C’est au regard de ces dispositions que la victime d’un dénigrement commercial doit avant toute procédure :
- non seulement faire dresser un constat d’huissier respectant les spécificités techniques rendant le constat irréfragable
- mais encore en cas de contenu « anonyme », obtenir par voie d’ordonnnace rendue sur requête, l’adresse IP et les coordonnées de la personne
Par un jugement du 21 novembre 2019, le TGI de Nanterre a condamné pour dénigrement un ancien salarié d’une auto-école qui avait publié un avis très négatif appuyé de commentaires douteux sur les pratiques commerciales (voir article LEGALIS)
https://www.legalis.net/actualite/avis-negatifs-condamnation-pour-denigrement/
La « victime » du dénigrement avait dû rechercher qui « se cachait » derrière le message anonyme au moyen de requêtes présentées au Président du Tribunal.
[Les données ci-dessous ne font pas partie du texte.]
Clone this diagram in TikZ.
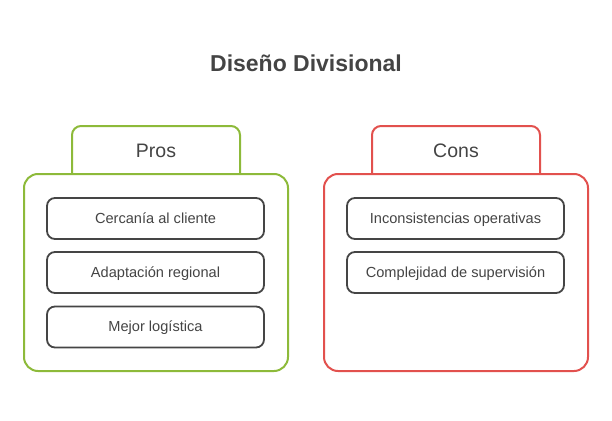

Les frais que cela engendre font toutefois partie des « dépens », qui peuvent être récupérés par exemple :
Cour d'appel de Dijon, 20 mars 2018, n° 15/02004,
Attendu que la SARL L des D justifie par ailleurs avoir exposé des frais d'huissier et des honoraires non taxables dans le cadre des procédures sur requête qu'elle a du engager pour obtenir la communication de l’adresse mail, de l’adresse IP et de l'identité de l'auteur des commentaires litigieux ;
Que les frais taxables sont à inclure dans les dépens de première instance qui comprendront les dépens des procédures sur requête ;
Que le coût des procès-verbaux de constat des 13 juillet et 16 octobre 2013 est indemnisé dans le cadre de l'application de l'article 700 du code de procédure civile ;
Il faut donc faire les choses "dans l'ordre" pour faire respecter ses droits et agir avec toutes les chances de succès.
Ce jugement du 21 novembre 2019 rendu par le TGI de Nanterre rappelle que tout ne peut pas être permis sur internet.
Les commentaires négatifs malveillants et injustifiés font énormément de dégâts auprès des professionnels, ne sachant, pour la plupart du temps, quelle démarche adopter.